# Disque requis est introuvable!!



## kitissou (9 Janvier 2009)

J'ai un grave blem avc mon iPod shuffle qui commence à me gonfler!!
je viens tt juste de l'acheter, j'ai téléchargé itunes et tt allait très bien jusqu'au mmt où j'ai voulu ajouter des morceux et voilà qu'il m'affiche le msg 'l'iPod ne peut être synchro car le disque requis ets introuvable'!!
j'ai fait des recherches sur les forums et j'ai trouvé la solution:
 Retirez le Shuffle du socle 
- Cliquez sur Démarrer, puis Bouton droit sur "Poste de Travail" et prenez "Gérer" puis double-cliquez sur "Services et applications", puis double-cliquez sur "Services" 
-Localisez "Ipod Service", double-cliquez dessus, et cliquez sur le gros bouton "Arrêter" (Statut de Service 
	

	
	
		
		

		
			




-Rebranchez votre ipod, sur le socle. 
-Sous Windows, effacez l'intégralité de son contenu. Ou alors faites un bouton droit sur l'icone du "disque" puis formattez. 
-Lancez iTunes 
-Ce dernier va détecter l'ipod et va vous demander son nom, avec une case en dessous "Remplir automatiquement" 
-Laissez cette case validée ! 
-Pendant que l'ipod se remplit (il convient d'avoir des morceaux dans la bibliothèque iTunes) allez dans longlet "Réglages" de l'ipod, sous iTunes 
-Cochez la case "activez l'utilisation comme disque dur" 
*-Cliquez sur appliquer pour valider cette option !

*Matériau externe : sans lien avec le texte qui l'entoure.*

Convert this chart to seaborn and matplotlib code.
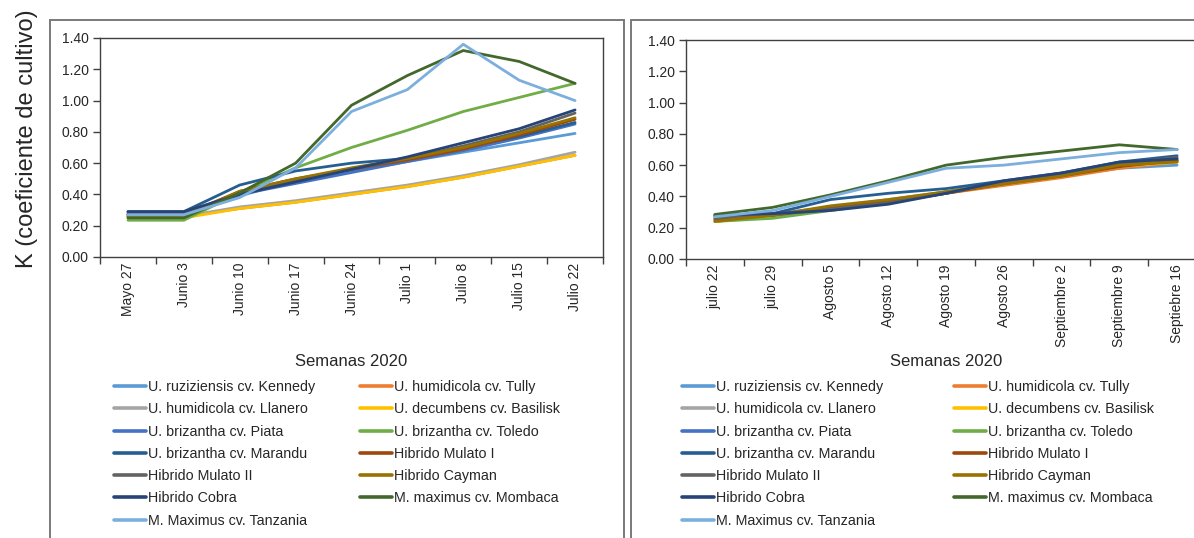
import numpy as np
import pandas as pd
import matplotlib
matplotlib.use("Agg")
import matplotlib.pyplot as plt
from matplotlib.lines import Line2D
from matplotlib.patches import Rectangle
import seaborn as sns

sns.set_theme(style="white")
plt.rcParams["font.family"] = ["Liberation Sans", "DejaVu Sans"]

# Varieties and their colours (series order)
varieties = [
    "U. ruziziensis cv. Kennedy",
    "U. humidicola cv. Tully",
    "U. humidicola cv. Llanero",
    "U. decumbens cv. Basilisk",
    "U. brizantha cv. Piata",
    "U. brizantha cv. Toledo",
    "U. brizantha cv. Marandu",
    "Hibrido Mulato I",
    "Hibrido Mulato II",
    "Hibrido Cayman",
    "Hibrido Cobra",
    "M. maximus cv. Mombaca",
    "M. Maximus cv. Tanzania",
]
colors = [
    "#5B9BD5", "#ED7D31", "#A5A5A5", "#FFC000", "#4472C4", "#70AD47",
    "#255E91", "#9E480E", "#636363", "#997300", "#264478", "#43682B",
    "#7CAFDD",
]

# Period 1: weeks from late May to late July
weeks_1 = ["Mayo 27", "Junio 3", "Junio 10", "Junio 17", "Junio 24",
           "Julio 1", "Julio 8", "Julio 15", "Julio 22"]
kennedy_1  = [0.27, 0.27, 0.39, 0.49, 0.55, 0.61, 0.67, 0.73, 0.79]
tully_1    = [0.26, 0.26, 0.31, 0.35, 0.40, 0.45, 0.51, 0.58, 0.65]
llanero_1  = [0.26, 0.26, 0.32, 0.36, 0.41, 0.46, 0.52, 0.59, 0.67]
basilisk_1 = [0.25, 0.25, 0.31, 0.35, 0.40, 0.45, 0.51, 0.58, 0.65]
piata_1    = [0.28, 0.28, 0.40, 0.47, 0.54, 0.61, 0.68, 0.76, 0.85]
toledo_1   = [0.235, 0.235, 0.41, 0.57, 0.70, 0.81, 0.93, 1.02, 1.11]
marandu_1  = [0.29, 0.29, 0.46, 0.55, 0.60, 0.63, 0.70, 0.77, 0.86]
mulato1_1  = [0.27, 0.27, 0.42, 0.50, 0.56, 0.62, 0.69, 0.78, 0.88]
mulato2_1  = [0.27, 0.27, 0.41, 0.49, 0.56, 0.63, 0.71, 0.80, 0.92]
cayman_1   = [0.26, 0.26, 0.42, 0.50, 0.57, 0.63, 0.70, 0.79, 0.89]
cobra_1    = [0.29, 0.29, 0.40, 0.48, 0.56, 0.64, 0.73, 0.82, 0.94]
mombaca_1  = [0.25, 0.25, 0.41, 0.60, 0.97, 1.16, 1.32, 1.25, 1.11]
tanzania_1 = [0.27, 0.27, 0.38, 0.57, 0.93, 1.07, 1.36, 1.13, 1.00]

# Period 2: weeks from late July to mid September
weeks_2 = ["julio 22", "julio 29", "Agosto 5", "Agosto 12", "Agosto 19",
           "Agosto 26", "Septiembre 2", "Septiembre 9", "Septiebre 16"]
kennedy_2  = [0.27, 0.29, 0.33, 0.37, 0.43, 0.49, 0.53, 0.58, 0.60]
tully_2    = [0.25, 0.27, 0.33, 0.37, 0.42, 0.47, 0.52, 0.58, 0.62]
llanero_2  = [0.26, 0.28, 0.33, 0.38, 0.43, 0.49, 0.54, 0.60, 0.64]
basilisk_2 = [0.24, 0.27, 0.32, 0.36, 0.42, 0.48, 0.53, 0.59, 0.62]
piata_2    = [0.27, 0.28, 0.32, 0.36, 0.42, 0.49, 0.54, 0.60, 0.63]
toledo_2   = [0.24, 0.26, 0.31, 0.36, 0.43, 0.49, 0.54, 0.60, 0.63]
marandu_2  = [0.28, 0.29, 0.38, 0.42, 0.45, 0.50, 0.55, 0.62, 0.66]
mulato1_2  = [0.25, 0.28, 0.33, 0.37, 0.42, 0.48, 0.53, 0.59, 0.63]
mulato2_2  = [0.26, 0.28, 0.32, 0.36, 0.42, 0.49, 0.54, 0.61, 0.65]
cayman_2   = [0.24, 0.28, 0.34, 0.38, 0.43, 0.48, 0.53, 0.60, 0.62]
cobra_2    = [0.28, 0.29, 0.31, 0.35, 0.42, 0.50, 0.55, 0.62, 0.64]
mombaca_2  = [0.285, 0.33, 0.41, 0.50, 0.60, 0.65, 0.69, 0.73, 0.70]
tanzania_2 = [0.27, 0.31, 0.40, 0.49, 0.58, 0.60, 0.64, 0.68, 0.70]

y_ticks = [0.0, 0.2, 0.4, 0.6, 0.8, 1.0, 1.2, 1.4]

series_1 = [kennedy_1, tully_1, llanero_1, basilisk_1, piata_1, toledo_1,
            marandu_1, mulato1_1, mulato2_1, cayman_1, cobra_1, mombaca_1,
            tanzania_1]
series_2 = [kennedy_2, tully_2, llanero_2, basilisk_2, piata_2, toledo_2,
            marandu_2, mulato1_2, mulato2_2, cayman_2, cobra_2, mombaca_2,
            tanzania_2]


def long_frame(weeks, series):
    rows = []
    for name, vals in zip(varieties, series):
        for i, v in enumerate(vals):
            rows.append({"semana": i, "K": v, "variedad": name})
    return pd.DataFrame(rows)


W, H = 1194, 538
fig = plt.figure(figsize=(W / 100, H / 100), dpi=100)
fig.patch.set_facecolor("white")

# Outer frames around each panel
frame_kw = dict(fill=False, edgecolor="#7a7a7a", linewidth=1.4,
                transform=fig.transFigure, clip_on=False)
fig.patches.append(Rectangle((50 / W, -0.05), (624 - 50) / W, 1.05 - 20 / H, **frame_kw))
fig.patches.append(Rectangle((631 / W, -0.05), 0.6, 1.05 - 20 / H, **frame_kw))

ax1 = fig.add_axes([100 / W, 1 - 257 / H, 503 / W, 219 / H])
ax2 = fig.add_axes([686 / W, 1 - 259 / H, 520 / W, 219 / H])

palette = dict(zip(varieties, colors))

for ax, weeks, series in [(ax1, weeks_1, series_1), (ax2, weeks_2, series_2)]:
    df = long_frame(weeks, series)
    sns.lineplot(data=df, x="semana", y="K", hue="variedad",
                 hue_order=varieties, palette=palette, sort=False,
                 linewidth=2.0, legend=False, ax=ax)
    n = len(weeks)
    ax.set_xlim(-0.5, n - 0.5)
    ax.set_ylim(0, 1.4)
    ax.set_yticks(y_ticks)
    ax.set_yticklabels([f"{t:.2f}" for t in y_ticks])
    # tick marks between categories, labels at the category centres
    ax.set_xticks(np.arange(-0.5, n, 1.0))
    ax.set_xticklabels([])
    ax.set_xticks(np.arange(n), minor=True)
    ax.set_xticklabels(weeks, minor=True, rotation=90, fontsize=10,
                       color="#262626")
    ax.tick_params(axis="x", which="major", length=5, width=1,
                   color="#404040", direction="out", bottom=True)
    ax.tick_params(axis="x", which="minor", length=0, pad=4)
    ax.tick_params(axis="y", length=5, width=1, color="#404040",
                   direction="out", left=True, labelsize=10,
                   labelcolor="#262626", pad=3)
    ax.set_xlabel("")
    ax.set_ylabel("")
    for s in ax.spines.values():
        s.set_color("#404040")
        s.set_linewidth(1.0)
    ax.grid(False)

fig.text(27 / W, 1 - 139 / H, "K (coeficiente de cultivo)", rotation=90,
         ha="center", va="center", fontsize=17, color="#262626")
fig.text(351 / W, 1 - 361 / H, "Semanas 2020", ha="center", va="center",
         fontsize=12, color="#262626")
fig.text(946 / W, 1 - 361 / H, "Semanas 2020", ha="center", va="center",
         fontsize=12, color="#262626")

# Legends: row-wise order in two columns
handles = [Line2D([0], [0], color=c, linewidth=2.6) for c in colors]
order = [0, 2, 4, 6, 8, 10, 12, 1, 3, 5, 7, 9, 11]
h_ord = [handles[i] for i in order]
l_ord = [varieties[i] for i in order]

for x0, colsp in [(114, 3.1), (682, 4.9)]:
    fig.legend(h_ord, l_ord, loc="upper left",
               bbox_to_anchor=(x0 / W, 1 - 380 / H),
               bbox_transform=fig.transFigure, ncol=2, frameon=False,
               fontsize=10.3, handlelength=2.25, handletextpad=0.15,
               columnspacing=colsp, labelspacing=0.58, borderpad=0,
               borderaxespad=0, labelcolor="#262626")

fig.savefig("out.png", dpi=100)
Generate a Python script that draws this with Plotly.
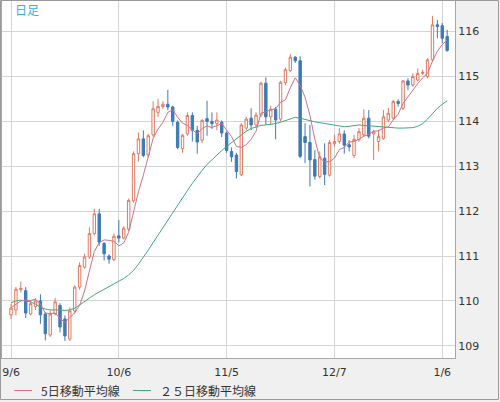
import pandas as pd
import plotly.graph_objects as go

# 日足 USD/JPY  2021/9/6 - 2022/1/7 (営業日)
fechas = [d.strftime("%Y-%m-%d") for d in pd.bdate_range("2021-09-06", "2022-01-07")]

apertura = [109.69, 109.80, 110.25, 110.23, 109.71, 109.88, 110.00, 109.71, 109.24, 109.71,
            109.90, 109.60, 109.15, 109.78, 110.31, 110.75, 110.98, 111.50, 111.94, 111.28,
            111.00, 110.92, 111.45, 111.40, 111.60, 112.23, 113.28, 113.61, 113.25, 113.70,
            114.20, 114.33, 114.38, 114.32, 113.98, 113.39, 113.72, 114.13, 113.80, 113.58,
            114.06, 114.00, 113.95, 113.98, 113.74, 113.33, 113.25, 112.81, 113.85, 114.07,
            113.92, 114.14, 114.85, 114.10, 114.27, 114.05, 114.86, 115.13, 115.43, 115.35,
            113.66, 113.53, 113.15, 112.77, 113.18, 112.80, 113.50, 113.55, 113.72, 113.48,
            113.24, 113.59, 113.70, 114.07, 113.72, 113.55, 113.62, 114.03, 114.07, 114.44,
            114.29, 114.90, 114.81, 114.92, 115.07, 115.00, 115.37, 116.15, 116.13, 115.89]
maximo = [109.94, 110.31, 110.43, 110.31, 110.01, 110.06, 110.15, 109.75, 109.79, 110.07,
          109.95, 109.68, 109.86, 110.35, 110.86, 111.05, 111.64, 112.05, 112.05, 111.31,
          111.04, 111.50, 111.80, 111.66, 112.28, 113.33, 113.75, 113.80, 113.72, 114.45,
          114.50, 114.45, 114.70, 114.35, 114.02, 113.72, 114.20, 114.20, 113.90, 114.05,
          114.46, 114.20, 114.20, 114.02, 113.78, 113.42, 113.30, 113.96, 114.10, 114.29,
          114.20, 114.88, 114.98, 114.35, 114.32, 114.90, 115.20, 115.50, 115.45, 115.45,
          113.96, 113.92, 113.36, 113.33, 113.51, 113.58, 113.70, 113.85, 113.80, 113.58,
          113.70, 113.85, 114.27, 114.25, 113.81, 113.81, 114.25, 114.30, 114.48, 114.49,
          114.92, 114.96, 115.07, 115.18, 115.15, 115.41, 116.35, 116.26, 116.19, 116.04]
minimo = [109.60, 109.68, 110.19, 109.62, 109.68, 109.80, 109.49, 109.12, 109.20, 109.68,
          109.30, 109.11, 109.11, 109.72, 110.25, 110.72, 110.94, 111.46, 111.23, 110.90,
          110.83, 110.88, 111.30, 111.37, 111.56, 112.19, 113.10, 113.20, 113.20, 113.65,
          114.10, 114.28, 114.25, 113.90, 113.38, 113.30, 113.68, 113.55, 113.28, 113.52,
          113.68, 113.83, 113.80, 113.65, 113.30, 113.10, 112.73, 112.78, 113.80, 113.80,
          113.85, 114.10, 113.92, 113.93, 113.60, 114.00, 114.80, 115.10, 115.30, 113.18,
          113.07, 112.55, 112.70, 112.73, 112.58, 112.77, 113.44, 113.50, 113.28, 113.33,
          113.18, 113.55, 113.66, 113.62, 113.14, 113.33, 113.59, 113.98, 114.03, 114.33,
          114.25, 114.70, 114.77, 114.89, 115.03, 114.96, 115.33, 115.85, 115.74, 115.55]
cierre = [109.84, 110.26, 110.28, 109.73, 109.94, 110.00, 109.69, 109.27, 109.71, 109.98,
          109.42, 109.22, 109.78, 110.31, 110.79, 110.98, 111.50, 111.94, 111.31, 111.05,
          110.93, 111.44, 111.40, 111.62, 112.24, 113.28, 113.61, 113.24, 113.68, 114.28,
          114.33, 114.38, 114.32, 114.00, 113.42, 113.69, 114.13, 113.80, 113.54, 114.02,
          114.00, 113.95, 114.03, 113.74, 113.35, 113.21, 112.88, 113.92, 114.05, 113.92,
          114.14, 114.85, 114.10, 114.27, 114.03, 114.87, 115.15, 115.43, 115.35, 113.22,
          113.53, 113.14, 112.78, 113.21, 112.82, 113.53, 113.55, 113.72, 113.47, 113.43,
          113.60, 113.77, 114.07, 113.67, 113.77, 113.66, 114.10, 114.18, 114.44, 114.40,
          114.90, 114.81, 115.00, 115.07, 115.09, 115.37, 116.15, 116.11, 115.85, 115.58]

# medias móviles
media5 = [109.85, 109.93, 110.00, 110.02, 110.01, 110.04, 109.93, 109.73, 109.72, 109.73,
          109.61, 109.52, 109.62, 109.74, 109.90, 110.22, 110.67, 111.10, 111.30, 111.36,
          111.35, 111.33, 111.23, 111.29, 111.53, 112.00, 112.43, 112.80, 113.21, 113.62,
          113.83, 113.98, 114.20, 114.26, 114.09, 113.96, 113.91, 113.81, 113.72, 113.84,
          113.90, 113.86, 113.91, 113.95, 113.81, 113.66, 113.44, 113.42, 113.48, 113.60,
          113.78, 114.18, 114.21, 114.26, 114.28, 114.42, 114.48, 114.75, 114.97, 114.80,
          114.54, 114.13, 113.60, 113.18, 113.10, 113.10, 113.18, 113.37, 113.42, 113.54,
          113.55, 113.60, 113.67, 113.71, 113.78, 113.79, 113.85, 113.88, 114.03, 114.16,
          114.40, 114.55, 114.71, 114.84, 114.97, 115.07, 115.34, 115.56, 115.71, 115.81]
media25 = [109.96, 110.00, 110.02, 110.00, 109.98, 109.93, 109.86, 109.82, 109.80, 109.80,
           109.79, 109.79, 109.80, 109.84, 109.91, 109.99, 110.07, 110.14, 110.20, 110.26,
           110.31, 110.37, 110.43, 110.50, 110.58, 110.68, 110.82, 110.97, 111.13, 111.30,
           111.47, 111.64, 111.81, 111.98, 112.14, 112.30, 112.46, 112.62, 112.77, 112.91,
           113.04, 113.15, 113.25, 113.35, 113.44, 113.53, 113.62, 113.71, 113.78, 113.84,
           113.88, 113.91, 113.92, 113.93, 113.95, 113.98, 114.02, 114.06, 114.09, 114.07,
           114.04, 114.01, 113.99, 113.97, 113.95, 113.93, 113.91, 113.89, 113.88, 113.89,
           113.91, 113.92, 113.91, 113.90, 113.89, 113.88, 113.87, 113.87, 113.86, 113.85,
           113.85, 113.85, 113.86, 113.89, 113.95, 114.05, 114.18, 114.29, 114.38, 114.46]

ticks_x = ["2021-09-06", "2021-10-06", "2021-11-05", "2021-12-07", "2022-01-06"]
etiquetas_x = ["9/6", "10/6", "11/5", "12/7", "1/6"]
ticks_y = [109, 110, 111, 112, 113, 114, 115, 116]

# colores
ROJO = "#e07a5f"
AZUL = "#3d7ab8"
ROSA = "#d0708c"
VERDE = "#3faa7c"
REJILLA = "#d4d4d4"

W, H = 500, 402
ML, MR, MT, MB = 2, 45, 1, 44
PW, PH = W - ML - MR, H - MT - MB


def px_x(p):
    return (p - ML) / PW


def px_y(p):
    return (H - MB - p) / PH


fig = go.Figure()

fig.add_trace(go.Candlestick(
    x=fechas, open=apertura, high=maximo, low=minimo, close=cierre,
    increasing=dict(line=dict(color=ROJO, width=1), fillcolor="white"),
    decreasing=dict(line=dict(color=AZUL, width=1), fillcolor=AZUL),
    whiskerwidth=0, showlegend=False, hoverinfo="skip"
))

fig.add_trace(go.Scatter(x=fechas, y=media25, mode="lines",
                         line=dict(color=VERDE, width=1), showlegend=False))
fig.add_trace(go.Scatter(x=fechas, y=media5, mode="lines",
                         line=dict(color=ROSA, width=1), showlegend=False))

fig.update_layout(
    width=W, height=H,
    margin=dict(l=ML, r=MR, t=MT, b=MB, autoexpand=False),
    paper_bgcolor="#f0f0f0",
    plot_bgcolor="white",
    font=dict(family="DejaVu Sans", size=11, color="#333333"),
    xaxis=dict(
        type="category", range=[-1.84, 90.6], automargin=False,
        tickvals=ticks_x, ticktext=etiquetas_x,
        showgrid=True, gridcolor=REJILLA, gridwidth=1,
        showline=True, linecolor="#a8a8a8", mirror=True,
        ticks="", ticklabelstandoff=4,
        rangeslider=dict(visible=False), fixedrange=True,
    ),
    yaxis=dict(
        side="right", range=[108.73, 116.68], automargin=False,
        tickvals=ticks_y,
        showgrid=True, gridcolor=REJILLA, gridwidth=1,
        showline=True, linecolor="#a8a8a8", mirror=True,
        ticks="", zeroline=False, fixedrange=True,
    ),
)

# marco exterior
fig.add_shape(type="rect", xref="paper", yref="paper",
              x0=px_x(0.5), x1=px_x(W - 1.5), y0=px_y(H - 2.5), y1=px_y(0.5),
              line=dict(color="#9a9a9a", width=1), fillcolor="rgba(0,0,0,0)", layer="above")

fig.add_annotation(text="日足", xref="paper", yref="paper",
                   x=px_x(13), y=px_y(9), xanchor="left", yanchor="middle", showarrow=False,
                   font=dict(family="Noto Sans CJK JP", size=12, color="#3aaee0"))

# leyenda
leyenda = [("5日移動平均線", ROSA, 14), ("２５日移動平均線", VERDE, 133)]
for texto, color, x0 in leyenda:
    fig.add_shape(type="line", xref="paper", yref="paper",
                  x0=px_x(x0), x1=px_x(x0 + 18), y0=px_y(390.5), y1=px_y(390.5),
                  line=dict(color=color, width=1))
    fig.add_annotation(text=texto, xref="paper", yref="paper",
                       x=px_x(x0 + 25), y=px_y(390.5), xanchor="left", yanchor="middle",
                       showarrow=False,
                       font=dict(family="Noto Sans CJK JP", size=12, color="#333333"))

# sin margen del body para que la figura ocupe toda la ventana
fig.write_html("out.html", config={"displayModeBar": False},
               post_script="document.body.style.margin='0';document.body.style.overflow='hidden';")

Grrrrrrrrrrrrrrrr j'ai fait cette manip et ça a marché mais le blem c'est que j'ai des morceaux en double donc j'ai dû aller sur la biblio pr effacer les doubles et puis qd je branche mon ipod pr changer de playlist j'ai le mm blem qu'au début dc je dois refaire toutes les étapes décrite en haut!!!ca me gonfleeeeeeeeeeeeeeeeeeeeee!!!!!!
Please aidez moi je veux avoir les morceaux de la biblio je veux que l'iPod telecharge les morceaux que j'ai mis sur ma playlist!!!!
Helppppppppppppppppppppppppppppp
*


----------



## 217ae1 (20 Janvier 2009)

j'ai le même problème avec mon shuffle g1, mais je l'ai lavé.


----------



## Sexdream37 (25 Janvier 2009)

Pour ne pas refaire les etapes decrite, et pour ne plus afficher ton msg d'erreur il faut que tu decoche la case "utiliser comme disque dur"


----------